───── SOURCE DATA ─────

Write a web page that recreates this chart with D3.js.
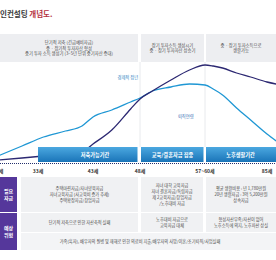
<!DOCTYPE html>
<html>
<head>
<meta charset="utf-8">
<script src="https://cdn.jsdelivr.net/npm/d3@7"></script>
<style>
  body { margin: 0; background: #fff; }
  svg { display: block; font-family: "Noto Sans CJK KR", "Noto Sans", sans-serif; }
</style>
</head>
<body>
<div id="chart"></div>
<script>
// ages on the axis (57~60 is drawn as one tick)
var ageTicks = [28, 33, 43, 48, 58.5, 85];
var ageLabels = ["28세", "33세", "43세", "48세", "57~60세", "85세"];

// stage boxes on top
var stageFrom = [28, 48, 58.5];
var stageTo = [48, 58.5, 92];
var stageLines = [
  ["단기적 저축 (긴급예비자금)", "중 · 장기적 투자자산 형성", "중기 투자 소득 생성기 (3~5년 단위 중기자산 증대)"],
  ["장기 투자소득 생성시기", "중 · 장기 투자자산 상승기"],
  ["중 · 장기 투자소득으로", "생활가능"]
];

// period bars
var periodFrom = [33, 48, 58.5];
var periodTo = [48, 58.5, 92];
var periodNames = ["저축가능기간", "교육/결혼자금 집중", "노후생활기간"];

// curves
var curveAges = [28, 31, 34, 38, 41, 43, 45, 47, 48, 50, 53, 56, 58.5, 62, 66, 72, 78, 85, 89];
var incomeVals = [4, 14, 23, 29, 34, 43, 50, 58, 62, 69, 73, 76, 75, 71, 65, 52, 40, 26, 19];
var assetVals = [0, 2, 4, 6, 8, 16, 30, 51, 61, 69, 80, 90, 95, 94, 92, 87, 83, 78, 76];

// table
var needLines = [
  ["주택마련자금/자녀양육자금", "자녀교육자금 (사교육비 증가 추세)", "주택확장자금/창업자금"],
  ["자녀 대학 교육자금", "자녀 결혼자금/독립자금", "제 2교육자금/창업자금", "/노후대비 자금"],
  ["평균 생활비용 : 년 1,780만원", "20년 생활자금 : 3억 5,200만원", "상속자금"]
];
var riskLines = [
  ["단기적 저축으로 인한 자산축적 실패"],
  ["노후대비 자금으로", "교육자금 대체"],
  ["형성자산부족/자산이 없어", "노후소득에 의지, 노후파산 상실"]
];
var riskCommon = "가족(흑자), 배우자의 질병 및 재해로 인한 의료비 지출/배우자의 사망/이혼/조기퇴직/사업실패";

var W = 276, H = 260;
var svg = d3.select("#chart").append("svg")
    .attr("width", W)
    .attr("height", H);

// piecewise age scale, the picture is not linear in age
var x = d3.scaleLinear()
    .domain([28, 33, 43, 48, 58.5, 85, 92])
    .range([-2, 38, 93, 140, 205, 267, 283]);
var y = d3.scaleLinear()
    .domain([0, 100])
    .range([160, 60]);

var defs = svg.append("defs");
var grad = defs.append("linearGradient")
    .attr("id", "barGrad")
    .attr("x1", 0).attr("y1", 0).attr("x2", 0).attr("y2", 1);
grad.append("stop").attr("offset", "0%").attr("stop-color", "#4ba8e0");
grad.append("stop").attr("offset", "100%").attr("stop-color", "#1a74b8");

// title
var title = svg.append("text")
    .attr("x", 0)
    .attr("y", 17)
    .attr("font-size", 7.5)
    .attr("font-weight", "bold");
title.append("tspan").attr("fill", "#3a3a3a").text("인컨설팅 ");
title.append("tspan").attr("fill", "#b5313f").text("개념도.");

// stage boxes
var stages = svg.selectAll(".stage")
    .data(stageLines)
  .enter().append("g")
    .attr("class", "stage");

stages.append("rect")
    .attr("x", function(d, i) { return x(stageFrom[i]) + (i ? 1 : 0); })
    .attr("y", 34)
    .attr("width", function(d, i) { return x(stageTo[i]) - x(stageFrom[i]) - 2; })
    .attr("height", 28)
    .attr("fill", "#edeef1");

stages.each(function(lines, i) {
  var cx = (x(stageFrom[i]) + Math.min(x(stageTo[i]), W + 1)) / 2;
  var y0 = 48 - (lines.length - 1) * 2.7;
  d3.select(this).selectAll("text")
      .data(lines)
    .enter().append("text")
      .attr("x", cx)
      .attr("y", function(d, j) { return y0 + j * 5.4 + 1.5; })
      .attr("text-anchor", "middle")
      .attr("font-size", 4.3)
      .attr("fill", "#4a4a4a")
      .text(function(d) { return d; });
});

// dividers at stage borders
svg.selectAll(".divider")
    .data([48, 58.5])
  .enter().append("line")
    .attr("x1", function(d) { return x(d); })
    .attr("x2", function(d) { return x(d); })
    .attr("y1", 62)
    .attr("y2", 147)
    .attr("stroke", "#e2e4e8")
    .attr("stroke-width", 0.8);

// curves
var line = d3.line()
    .x(function(d) { return x(d[0]); })
    .y(function(d) { return y(d[1]); })
    .curve(d3.curveMonotoneX);

svg.append("path")
    .datum(d3.zip(curveAges, incomeVals))
    .attr("d", line)
    .attr("fill", "none")
    .attr("stroke", "#1f97d4")
    .attr("stroke-width", 1.3);

svg.append("path")
    .datum(d3.zip(curveAges, assetVals))
    .attr("d", line)
    .attr("fill", "none")
    .attr("stroke", "#2c2872")
    .attr("stroke-width", 1.3);

svg.append("text")
    .attr("x", x(45.6))
    .attr("y", 79)
    .attr("font-size", 4.3)
    .attr("fill", "#2b7fbf")
    .text("경제적 정년");

svg.append("text")
    .attr("x", x(55.4))
    .attr("y", 118)
    .attr("text-anchor", "middle")
    .attr("font-size", 4.3)
    .attr("fill", "#3a6fb4")
    .text("퇴직연령");

// period bars
var bars = svg.selectAll(".period")
    .data(periodNames)
  .enter().append("g")
    .attr("class", "period");

bars.append("rect")
    .attr("x", function(d, i) { return x(periodFrom[i]) + (i ? 1 : 0); })
    .attr("y", 147)
    .attr("width", function(d, i) { return x(periodTo[i]) - x(periodFrom[i]) - 2.5; })
    .attr("height", 15)
    .attr("fill", "url(#barGrad)");

bars.append("text")
    .attr("x", function(d, i) {
      return i == 0 ? (x(periodFrom[i]) + x(periodTo[i])) / 2 + 6
                    : (x(periodFrom[i]) + Math.min(x(periodTo[i]), W)) / 2;
    })
    .attr("y", 156.5)
    .attr("text-anchor", "middle")
    .attr("font-size", 5.2)
    .attr("font-weight", "bold")
    .attr("fill", "#fff")
    .text(function(d) { return d; });

// dotted axis
svg.append("line")
    .attr("x1", 0).attr("x2", W)
    .attr("y1", 163.5).attr("y2", 163.5)
    .attr("stroke", "#23306e")
    .attr("stroke-width", 1)
    .attr("stroke-dasharray", "1,1");

svg.selectAll(".age")
    .data(ageTicks)
  .enter().append("text")
    .attr("class", "age")
    .attr("x", function(d) { return x(d); })
    .attr("y", 172.5)
    .attr("text-anchor", "middle")
    .attr("font-size", 5)
    .attr("font-weight", "bold")
    .attr("fill", "#333")
    .text(function(d, i) { return ageLabels[i]; });

// table
var cellX0 = [21, x(48) + 1, x(58.5) + 1];
var cellX1 = [x(48) - 2, x(58.5) - 2, W];

function headCell(y0, h, lines) {
  svg.append("rect")
      .attr("x", 0).attr("y", y0)
      .attr("width", 17).attr("height", h)
      .attr("fill", "#55379b");
  svg.selectAll(null)
      .data(lines)
    .enter().append("text")
      .attr("x", 8.5)
      .attr("y", function(d, j) { return y0 + h / 2 - 1.5 + j * 6.5; })
      .attr("text-anchor", "middle")
      .attr("font-size", 5)
      .attr("font-weight", "bold")
      .attr("fill", "#fff")
      .text(function(d) { return d; });
}

function rowCells(y0, h, data, gap) {
  data.forEach(function(lines, i) {
    svg.append("rect")
        .attr("x", cellX0[i]).attr("y", y0)
        .attr("width", cellX1[i] - cellX0[i]).attr("height", h)
        .attr("fill", "#f0f1f3");
    var cx = (cellX0[i] + cellX1[i]) / 2;
    var start = y0 + h / 2 - (lines.length - 1) * gap / 2 + 1.5;
    svg.selectAll(null)
        .data(lines)
      .enter().append("text")
        .attr("x", cx)
        .attr("y", function(d, j) { return start + j * gap; })
        .attr("text-anchor", "middle")
        .attr("font-size", 4.2)
        .attr("fill", "#4a4a4a")
        .text(function(d) { return d; });
  });
}

headCell(177, 35, ["필요", "자금"]);
rowCells(177, 35, needLines, 5.8);

headCell(213, 37, ["예상", "위험"]);
rowCells(213, 19, riskLines, 6);

svg.append("rect")
    .attr("x", 21).attr("y", 233)
    .attr("width", W - 21).attr("height", 17)
    .attr("fill", "#f3f4f6");
svg.append("text")
    .attr("x", 140)
    .attr("y", 243)
    .attr("text-anchor", "middle")
    .attr("font-size", 4.2)
    .attr("fill", "#4a4a4a")
    .text(riskCommon);
</script>
</body>
</html>
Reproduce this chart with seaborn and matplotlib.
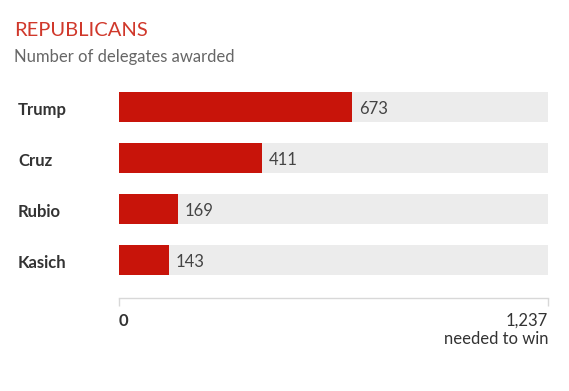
import matplotlib
matplotlib.use('Agg')
import matplotlib.pyplot as plt
import matplotlib.transforms as mtransforms
import seaborn as sns
import pandas as pd

sns.set_theme(style='white')
plt.rcParams['font.family'] = ['Lato', 'DejaVu Sans']

# ── Data ─────────────────────────────────────────────────────────────────────
candidates = ['Trump', 'Cruz', 'Rubio', 'Kasich']
delegates = [673, 411, 169, 143]
needed = 1237

df = pd.DataFrame({'candidate': candidates, 'delegates': delegates,
                   'needed': [needed] * len(candidates)})

RED = '#c8140a'
BG = '#ececec'

W, H = 569, 391
fig = plt.figure(figsize=(W / 100, H / 100), dpi=100)
fig.patch.set_facecolor('white')
ax = fig.add_axes([119 / W, (H - 298) / H, (548 - 119) / W, (298 - 81.5) / H])

sns.barplot(data=df, x='needed', y='candidate', color=BG, width=0.59,
            ax=ax, orient='h', saturation=1, linewidth=0)
sns.barplot(data=df, x='delegates', y='candidate', color=RED, width=0.59,
            ax=ax, orient='h', saturation=1, linewidth=0)

ax.set_xlim(0, needed)
ax.set_ylim(len(candidates) - 1 + 0.745, -0.5)
ax.set_xlabel('')
ax.set_ylabel('')
ax.set_yticks([])
ax.set_xticks([0, needed])
ax.set_xticklabels(['', ''])
ax.tick_params(axis='x', direction='out', length=6, width=1, color='#d8d8d8',
               bottom=True)
for s in ['top', 'left', 'right']:
    ax.spines[s].set_visible(False)
ax.spines['bottom'].set_color('#d8d8d8')
ax.spines['bottom'].set_linewidth(1)

# value labels
for i, v in enumerate(delegates):
    ax.text(v + 20, i + 0.03, f'{v}', va='center', ha='left', fontsize=12,
            color='#444444')

# candidate names
trans = mtransforms.blended_transform_factory(fig.transFigure, ax.transData)
for i, name in enumerate(candidates):
    ax.text(18 / W, i + 0.05, name, transform=trans, va='center', ha='left',
            fontsize=12, fontweight='bold', color='#333333')

# axis end labels
tx = mtransforms.blended_transform_factory(ax.transData, fig.transFigure)
ax.text(0, 1 - 321 / H, '0', transform=tx, ha='left', va='center',
        fontsize=12, fontweight='bold', color='#333333')
ax.text(needed, 1 - 321 / H, '1,237', transform=tx, ha='right', va='center',
        fontsize=12, color='#333333')
ax.text(needed, 1 - 339 / H, 'needed to win', transform=tx, ha='right',
        va='center', fontsize=12, color='#333333')

# titles
fig.text(14 / W, 1 - 30 / H, 'REPUBLICANS', ha='left', va='center',
         fontsize=14.5, color='#d0382b')
fig.text(14 / W, 1 - 57 / H, 'Number of delegates awarded', ha='left',
         va='center', fontsize=12, color='#666666')

fig.savefig('out.png', dpi=100, facecolor='white')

─────

[GIVEN INSTRUCTION]
Only the lines from the one bearing "Reproduce this chart" to the one bearing "color='#444444')", both included, should be restated word for word, with pictures left out.

[WRITTEN SOLUTION]
Reproduce this chart with seaborn and matplotlib.
import matplotlib
matplotlib.use('Agg')
import matplotlib.pyplot as plt
import matplotlib.transforms as mtransforms
import seaborn as sns
import pandas as pd

sns.set_theme(style='white')
plt.rcParams['font.family'] = ['Lato', 'DejaVu Sans']

# ── Data ─────────────────────────────────────────────────────────────────────
candidates = ['Trump', 'Cruz', 'Rubio', 'Kasich']
delegates = [673, 411, 169, 143]
needed = 1237

df = pd.DataFrame({'candidate': candidates, 'delegates': delegates,
                   'needed': [needed] * len(candidates)})

RED = '#c8140a'
BG = '#ececec'

W, H = 569, 391
fig = plt.figure(figsize=(W / 100, H / 100), dpi=100)
fig.patch.set_facecolor('white')
ax = fig.add_axes([119 / W, (H - 298) / H, (548 - 119) / W, (298 - 81.5) / H])

sns.barplot(data=df, x='needed', y='candidate', color=BG, width=0.59,
            ax=ax, orient='h', saturation=1, linewidth=0)
sns.barplot(data=df, x='delegates', y='candidate', color=RED, width=0.59,
            ax=ax, orient='h', saturation=1, linewidth=0)

ax.set_xlim(0, needed)
ax.set_ylim(len(candidates) - 1 + 0.745, -0.5)
ax.set_xlabel('')
ax.set_ylabel('')
ax.set_yticks([])
ax.set_xticks([0, needed])
ax.set_xticklabels(['', ''])
ax.tick_params(axis='x', direction='out', length=6, width=1, color='#d8d8d8',
               bottom=True)
for s in ['top', 'left', 'right']:
    ax.spines[s].set_visible(False)
ax.spines['bottom'].set_color('#d8d8d8')
ax.spines['bottom'].set_linewidth(1)

# value labels
for i, v in enumerate(delegates):
    ax.text(v + 20, i + 0.03, f'{v}', va='center', ha='left', fontsize=12,
            color='#444444')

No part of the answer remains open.